Lo andado en este siglo XIX sería irreversible. Mientras algunos autores exploraban la deformación física de sus personajes (el libro analiza algunos como Quasimodo o Gwynplaine, ambos de Victor Hugo y también la criatura de Frankenstein de Mary Shelley que como Quasimodo está por su aspecto condenado al ostracismo) otros como Poe, Wilde o Dostoyevsky exploraron los miedos interiores, la miseria moral que se escondía tras las mentes de una generación cuyos antecesores habían dado carta de divinidad a la razón.

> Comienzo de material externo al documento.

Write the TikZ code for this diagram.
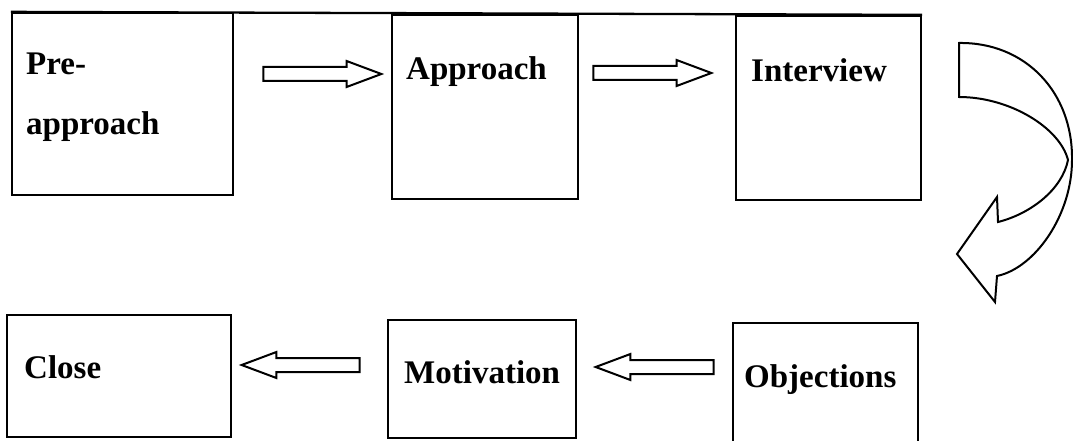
\documentclass[tikz,border=0pt]{standalone}
\usepackage{fontspec}
\setmainfont{Liberation Serif}
\usetikzlibrary{shapes.arrows}
\tikzset{
  box/.style={draw=black, line width=2.3pt, inner sep=0pt, rectangle},
  lbl/.style={font=\bfseries\fontsize{33}{60}\selectfont, inner sep=0pt, anchor=base west, align=left},
  blockarrow/.style={single arrow, draw=black, line width=2pt, inner sep=6pt,
    single arrow head extend=6pt, single arrow tip angle=41, minimum height=118pt},
  curvedarrow/.style={draw=black, line width=2pt, line join=miter}
}
\begin{document}
\begin{tikzpicture}[x=1pt,y=-1pt]
\useasboundingbox (0,0) rectangle (1073,441);
% boxes
\node[box, minimum width=221pt, minimum height=182pt] (pre) at (122.5,104) {};
\node[box, minimum width=186pt, minimum height=184pt] (app) at (485,107) {};
\node[box, minimum width=185pt, minimum height=184pt] (int) at (828.5,108) {};
\node[box, minimum width=224pt, minimum height=122pt] (clo) at (119,376) {};
\node[box, minimum width=188pt, minimum height=118pt] (mot) at (482,379) {};
\node[box, minimum width=185pt, minimum height=125pt] (obj) at (825.5,385.5) {};
% top line
\draw[line width=2.3pt] (pre.north west) -- (int.north east);
% labels
\node[lbl, anchor=north west] (tpre) at (26,53) {Pre-\\approach};
\node[lbl] (tapp) at (406,80) {Approach};
\node[lbl] (tint) at (751,82) {Interview};
\node[lbl] (tclo) at (24,378) {Close};
\node[lbl] (tmot) at (404,383) {Motivation};
\node[lbl] (tobj) at (744,387) {Objections};
% block arrows
\node[blockarrow] (a1) at (313,74) {};
\node[blockarrow] (a2) at (643,73) {};
\node[blockarrow, shape border rotate=180] (a3) at (310,365) {};
\node[blockarrow, shape border rotate=180] (a4) at (664,367) {};
% curved arrow
\draw[curvedarrow]
  (959,43) .. controls (1025,42) and (1073,92) .. (1072,160)
  .. controls (1072,215) and (1035,268) .. (997,276)
  -- (995,302) -- (957,254) -- (997,197) -- (998,222)
  .. controls (1030,214) and (1062,190) .. (1068,160)
  .. controls (1060,128) and (1010,97) .. (959,97) -- cycle;
\end{tikzpicture}
\end{document}
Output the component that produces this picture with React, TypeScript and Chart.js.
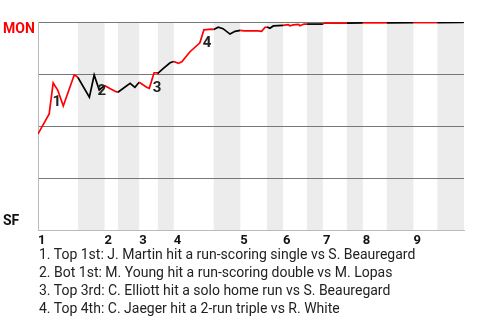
import React, { useEffect, useRef } from "react";
import { Chart, registerables } from "chart.js";

Chart.register(...registerables);

// Innings (x positions in play units)
const inningLabels = ["1", "2", "3", "4", "5", "6", "7", "8", "9"];
const inningStarts = [0, 25, 38, 51, 76, 92, 107, 122, 141];
const bottomStarts = [15, 30, 45, 66, 86, 101, 116, 131, 150];
const gameEnd = 160;

// Win probability for MON (1 = MON wins)
const playX = [
  0, 4.2, 5.7, 7.4, 9.5, 13.6, 14.6, 15,
  19.3, 21.1, 23.0, 25,
  27.0, 29.3, 30,
  34.6, 36.4, 38,
  40.8, 41.8, 43.6, 44.7, 45,
  47.1, 49.6, 51,
  52.7, 54.0, 57.1, 60.8, 62.3, 65.2, 66,
  67.7, 69.5, 72.1, 74.0, 76,
  77.4, 82.6, 84.0, 85.3, 86,
  87.1, 88.4, 92,
  94.0, 94.6, 95.9, 97.8, 98.4, 99.9, 101,
  107, 107.5, 116, 122, 131, 141, 150, 159.5, 160,
];
const monWinProb = [
  0.462, 0.558, 0.707, 0.673, 0.596, 0.745, 0.738, 0.733,
  0.639, 0.745, 0.673, 0.695,
  0.68, 0.665, 0.662,
  0.705, 0.686, 0.71,
  0.686, 0.681, 0.756, 0.756, 0.753,
  0.777, 0.804, 0.81,
  0.801, 0.809, 0.857, 0.9, 0.962, 0.966, 0.964,
  0.975, 0.968, 0.942, 0.955, 0.96,
  0.957, 0.957, 0.955, 0.975, 0.976,
  0.97, 0.981, 0.984,
  0.987, 0.982, 0.986, 0.989, 0.982, 0.99, 0.99,
  0.99, 0.995, 0.995, 0.996, 0.996, 0.997, 0.997, 0.998, 1.0,
];

// Y axis
const gridValues = [0, 0.25, 0.5, 0.75, 1];
const teamLabels = ["SF", "MON"];
const teamLabelValues = [0.04, 0.962];

// Event markers
const markerLabels = ["1", "2", "3", "4"];
const markerX = [7.1, 24.0, 44.7, 63.5];
const markerY = [0.612, 0.668, 0.683, 0.899];

const eventNotes = [
  "1. Top 1st: J. Martin hit a run-scoring single vs S. Beauregard",
  "2. Bot 1st: M. Young hit a run-scoring double vs M. Lopas",
  "3. Top 3rd: C. Elliott hit a solo home run vs S. Beauregard",
  "4. Top 4th: C. Jaeger hit a 2-run triple vs R. White",
];

const RED = "#ff0000";
const DARK = "#111111";
const FONT = "Roboto";

const halfEnd = (i: number) => (i + 1 < inningStarts.length ? inningStarts[i + 1] : gameEnd);
const isBottomHalf = (x: number) =>
  bottomStarts.some((s, i) => x >= s && x < halfEnd(i));

const bandsPlugin = {
  id: "bands",
  beforeDraw(chart: any) {
    const { ctx, chartArea, scales } = chart;
    const xs = scales.x;
    ctx.save();
    ctx.fillStyle = "#ececec";
    bottomStarts.forEach((s, i) => {
      const x0 = xs.getPixelForValue(s);
      const x1 = xs.getPixelForValue(halfEnd(i));
      ctx.fillRect(x0, chartArea.top, x1 - x0, chartArea.bottom - chartArea.top);
    });
    ctx.restore();
  },
};

const markersPlugin = {
  id: "markers",
  afterDatasetsDraw(chart: any) {
    const { ctx, scales } = chart;
    ctx.save();
    ctx.font = `bold 15px ${FONT}`;
    ctx.fillStyle = "#222222";
    ctx.textAlign = "center";
    ctx.textBaseline = "middle";
    markerLabels.forEach((t, i) => {
      ctx.fillText(t, scales.x.getPixelForValue(markerX[i]), scales.y.getPixelForValue(markerY[i]));
    });
    ctx.restore();
  },
};

export default function App() {
  const ref = useRef<HTMLCanvasElement | null>(null);

  useEffect(() => {
    if (!ref.current) return;
    const chart = new Chart(ref.current, {
      type: "line",
      data: {
        datasets: [
          {
            data: playX.map((x, i) => ({ x, y: monWinProb[i] })),
            borderColor: RED,
            borderWidth: 1.7,
            pointRadius: 0,
            tension: 0,
            fill: false,
            segment: {
              borderColor: (c: any) =>
                isBottomHalf((c.p0.parsed.x + c.p1.parsed.x) / 2) ? "#000000" : RED,
            },
          },
        ],
      },
      options: {
        animation: false,
        responsive: false,
        layout: { padding: { left: 3, right: 16, top: 22, bottom: 0 } },
        plugins: { legend: { display: false }, tooltip: { enabled: false } },
        scales: {
          x: {
            type: "linear",
            min: 0,
            max: gameEnd,
            grid: { display: false },
            border: { display: true, color: "#bbbbbb" },
            afterBuildTicks: (s: any) => {
              s.ticks = inningStarts.map((v) => ({ value: v }));
            },
            afterFit: (s: any) => {
              s.height = 90;
            },
            ticks: {
              autoSkip: false,
              maxRotation: 0,
              align: "start",
              padding: -5,
              color: DARK,
              font: { family: FONT, size: 13, weight: "bold" },
              callback: (_v: any, i: number) => inningLabels[i],
            },
          },
          y: {
            type: "linear",
            min: 0,
            max: 1,
            afterBuildTicks: (s: any) => {
              s.ticks = [...gridValues, ...teamLabelValues]
                .sort((a, b) => a - b)
                .map((v) => ({ value: v }));
            },
            afterFit: (s: any) => {
              s.width = 35;
            },
            grid: {
              drawTicks: false,
              lineWidth: 1,
              color: (c: any) =>
                c.tick && gridValues.includes(c.tick.value) && c.tick.value !== 0
                  ? "#777777"
                  : "rgba(0,0,0,0)",
            },
            border: { display: true, color: "#bbbbbb" },
            ticks: {
              autoSkip: false,
              crossAlign: "far",
              padding: 0,
              font: { family: FONT, size: 14, weight: "bold" },
              color: (c: any) => (c.tick && c.tick.value === teamLabelValues[1] ? RED : DARK),
              callback: (v: any) => {
                const k = teamLabelValues.indexOf(v);
                return k >= 0 ? teamLabels[k] : "";
              },
            },
          },
        },
      },
      plugins: [bandsPlugin, markersPlugin],
    });
    return () => chart.destroy();
  }, []);

  return (
    <div style={{ position: "absolute", left: 0, top: 0, width: 480, height: 320, background: "#fff" }}>
      <canvas ref={ref} width={480} height={320} style={{ display: "block" }} />
      <div
        style={{
          position: "absolute",
          left: 39,
          top: 245,
          fontFamily: FONT,
          fontSize: 14,
          lineHeight: "18px",
          color: "#222222",
          whiteSpace: "nowrap",
        }}
      >
        {eventNotes.map((n) => (
          <div key={n}>{n}</div>
        ))}
      </div>
    </div>
  );
}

Más allá de las implicaciones estéticas de la cuestión, nos interesa insistir en el criterio segregador que comentábamos anteriormente con relación a los cuerpos que, por motivos arbitrarios, elegidos cada época, ocupan un escalón inferior al resto de las personas. Hasta la modernidad hemos visto cómo las taras físicas o simplemente las peculiaridades eran causa mayor para condenar a alguien al desprecio colectivo. Pero existía ya un factor, primero contable en posesiones o riquezas y, más tarde, propiamente en dinero, que como un velo mágico actuaba haciendo desaparecer esas diferencias. Los nobles, ya desfigurados por sus sedentarias vidas o por generaciones y generaciones de matrimonios intrafamiliares, aparecían respetables y eran objeto de todo tipo de elogios. El dinero ocultaba todas sus carencias.
Pensemos esta situación en la actualidad. El dinero en grandes cantidades diluye los rasgos de nacionalidad, origen y aspecto. Las fronteras solo existen para las guerras y para los pobres. Es tan grande el poder del dinero que pudo, en lo que supuso una derrota fatal para el futuro del resto de los mortales, someter a las leyes hasta el punto de que hoy no se lleva a cabo ninguna reforma profunda de la legislación sin el beneplácito de organismos como, en el caso de España, la CEOE.
El objetivo que perseguimos es, evidentemente, eliminar todas estas condiciones, todos estos rasgos que la sociedad actual considera relevantes, como lo son el aspecto físico o el dinero que alguien posee. Que el origen, el género, la raza, la condición socioeconómica sean irrelevantes es la meta que debemos tener siempre presente en nuestro horizonte político.